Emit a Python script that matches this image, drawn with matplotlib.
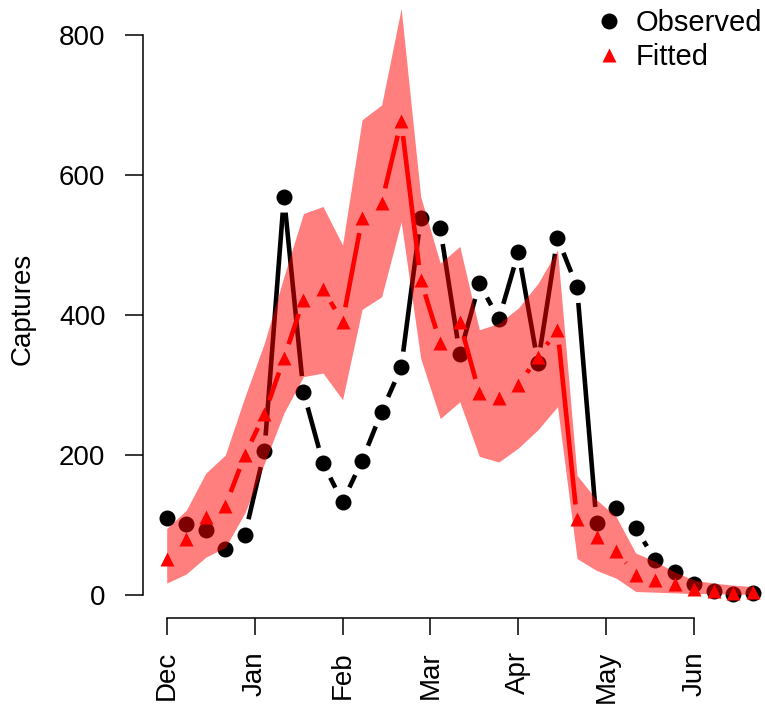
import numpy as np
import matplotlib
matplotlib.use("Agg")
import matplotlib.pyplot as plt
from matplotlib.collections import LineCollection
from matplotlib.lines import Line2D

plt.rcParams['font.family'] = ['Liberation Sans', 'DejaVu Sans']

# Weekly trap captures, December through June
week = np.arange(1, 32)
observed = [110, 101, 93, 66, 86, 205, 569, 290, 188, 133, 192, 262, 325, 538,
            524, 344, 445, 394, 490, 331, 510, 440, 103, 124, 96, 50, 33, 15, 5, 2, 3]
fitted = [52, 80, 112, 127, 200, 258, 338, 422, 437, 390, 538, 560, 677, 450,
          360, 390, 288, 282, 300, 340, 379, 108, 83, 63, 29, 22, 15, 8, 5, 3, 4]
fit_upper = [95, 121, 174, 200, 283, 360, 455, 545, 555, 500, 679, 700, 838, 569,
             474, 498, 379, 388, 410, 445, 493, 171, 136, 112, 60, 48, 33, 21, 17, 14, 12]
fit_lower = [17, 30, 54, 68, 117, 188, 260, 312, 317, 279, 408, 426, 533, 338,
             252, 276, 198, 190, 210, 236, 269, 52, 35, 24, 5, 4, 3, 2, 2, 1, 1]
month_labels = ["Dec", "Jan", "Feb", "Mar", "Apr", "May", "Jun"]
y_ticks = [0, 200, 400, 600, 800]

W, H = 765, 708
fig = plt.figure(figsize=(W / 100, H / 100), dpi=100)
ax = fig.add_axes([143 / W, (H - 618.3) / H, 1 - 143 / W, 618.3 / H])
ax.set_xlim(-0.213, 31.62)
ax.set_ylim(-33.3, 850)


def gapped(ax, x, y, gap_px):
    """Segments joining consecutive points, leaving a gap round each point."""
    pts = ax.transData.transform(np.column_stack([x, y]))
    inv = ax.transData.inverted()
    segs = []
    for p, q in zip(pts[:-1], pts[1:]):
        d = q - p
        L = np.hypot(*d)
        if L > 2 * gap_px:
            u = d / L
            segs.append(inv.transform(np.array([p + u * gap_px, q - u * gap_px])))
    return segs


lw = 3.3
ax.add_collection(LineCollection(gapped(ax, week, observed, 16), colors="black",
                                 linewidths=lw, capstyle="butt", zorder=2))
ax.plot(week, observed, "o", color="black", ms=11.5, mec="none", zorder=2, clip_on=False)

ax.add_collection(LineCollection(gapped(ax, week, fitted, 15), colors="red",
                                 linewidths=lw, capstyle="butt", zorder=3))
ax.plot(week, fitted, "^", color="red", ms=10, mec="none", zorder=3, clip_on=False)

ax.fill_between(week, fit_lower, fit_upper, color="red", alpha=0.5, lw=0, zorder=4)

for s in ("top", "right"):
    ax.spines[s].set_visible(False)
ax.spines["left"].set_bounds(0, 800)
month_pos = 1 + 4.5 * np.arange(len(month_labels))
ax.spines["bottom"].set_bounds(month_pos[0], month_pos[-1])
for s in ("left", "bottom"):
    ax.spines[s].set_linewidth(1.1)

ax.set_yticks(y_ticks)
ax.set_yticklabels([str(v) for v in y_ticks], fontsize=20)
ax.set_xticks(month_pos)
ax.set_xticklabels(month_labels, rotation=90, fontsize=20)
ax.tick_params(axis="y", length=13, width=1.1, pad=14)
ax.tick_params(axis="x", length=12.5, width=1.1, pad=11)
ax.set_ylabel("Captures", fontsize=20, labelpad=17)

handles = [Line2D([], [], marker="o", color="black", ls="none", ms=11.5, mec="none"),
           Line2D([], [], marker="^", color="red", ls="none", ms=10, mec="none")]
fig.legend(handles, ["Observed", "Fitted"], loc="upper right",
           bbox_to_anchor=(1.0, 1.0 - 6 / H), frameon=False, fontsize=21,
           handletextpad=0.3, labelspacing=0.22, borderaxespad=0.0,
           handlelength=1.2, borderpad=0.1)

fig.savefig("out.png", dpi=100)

(Task requirements): Pictures are excluded: retype only the lines from the beginning of the listing above through the line with "y_ticks = [0, 200, 400, 600, 800]", both included.

(Solution to the problem):
Emit a Python script that matches this image, drawn with matplotlib.
import numpy as np
import matplotlib
matplotlib.use("Agg")
import matplotlib.pyplot as plt
from matplotlib.collections import LineCollection
from matplotlib.lines import Line2D

plt.rcParams['font.family'] = ['Liberation Sans', 'DejaVu Sans']

# Weekly trap captures, December through June
week = np.arange(1, 32)
observed = [110, 101, 93, 66, 86, 205, 569, 290, 188, 133, 192, 262, 325, 538,
            524, 344, 445, 394, 490, 331, 510, 440, 103, 124, 96, 50, 33, 15, 5, 2, 3]
fitted = [52, 80, 112, 127, 200, 258, 338, 422, 437, 390, 538, 560, 677, 450,
          360, 390, 288, 282, 300, 340, 379, 108, 83, 63, 29, 22, 15, 8, 5, 3, 4]
fit_upper = [95, 121, 174, 200, 283, 360, 455, 545, 555, 500, 679, 700, 838, 569,
             474, 498, 379, 388, 410, 445, 493, 171, 136, 112, 60, 48, 33, 21, 17, 14, 12]
fit_lower = [17, 30, 54, 68, 117, 188, 260, 312, 317, 279, 408, 426, 533, 338,
             252, 276, 198, 190, 210, 236, 269, 52, 35, 24, 5, 4, 3, 2, 2, 1, 1]
month_labels = ["Dec", "Jan", "Feb", "Mar", "Apr", "May", "Jun"]
y_ticks = [0, 200, 400, 600, 800]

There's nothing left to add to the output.